The team compared video footage of swimmers, people paddling surfboards, and seals from the perspective of a great white shark viewing from below in the water.

Taking into account what a shark is likely to see when looking up at a person or seal against the background skylight, the researchers concluded that neither the silhouette shape nor motion cues were enough for a shark to clearly tell them apart.

The research supported the theory that great whites do not actively seek out humans as prey.

Great whites are thought to be more successful in hunting prey at the water’s surface. Sharks are also thought to be colour blind, or to have only limited ability to perceive colours at best.

“Their acuity, or their ability to see detail, is much lower than ours,” Ryan said.

As part of the study, the researchers estimated the visual acuity of great whites based on the structure of their retinas. They focused specifically on juvenile great whites, which are responsible for a large proportion of attacks on humans.

Juveniles may have worse eyesight than adult sharks, as well as a greater overlap in habitat with humans, Ryan said. “As the shark grows, the eye becomes bigger – and as the eye becomes bigger, they also can see more detail.”
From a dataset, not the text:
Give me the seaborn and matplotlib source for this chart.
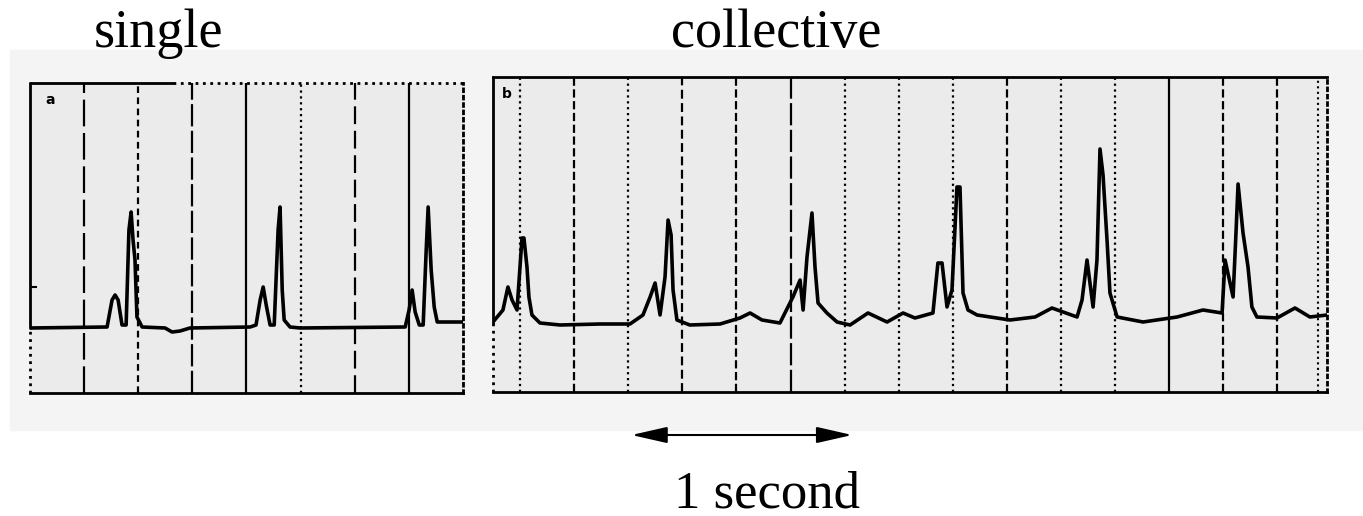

“Between about 2.5 metres and 3.5 metres [long] is when they start to incorporate seal into their diet,” Ryan said. “In terms of the entire sensory repertoire, they’re not as finely tuned as an adult who’s obviously more experienced.”

There did not seem to be any visual difference between swimmers and surfers, which Ryan said was surprising. Previous research suggests that surfers are at the highest risk of fatal shark bites, particularly from juvenile great white sharks.

A better understanding of why sharks bite humans would help to develop strategies to mitigate against them, Ryan said. “We’re trying to change the silhouette [at the water’s surface] and looking at the role of the silhouette in bites by white sharks, which can include using lights or counter illumination.”

Ryan said more research was needed into other species involved in shark bites, such as bull shark and tiger sharks. “We’re not sure if mistaken identity applies to them. Seals aren’t a common prey item for them but they do consume things like turtles … and things floating at the surface.”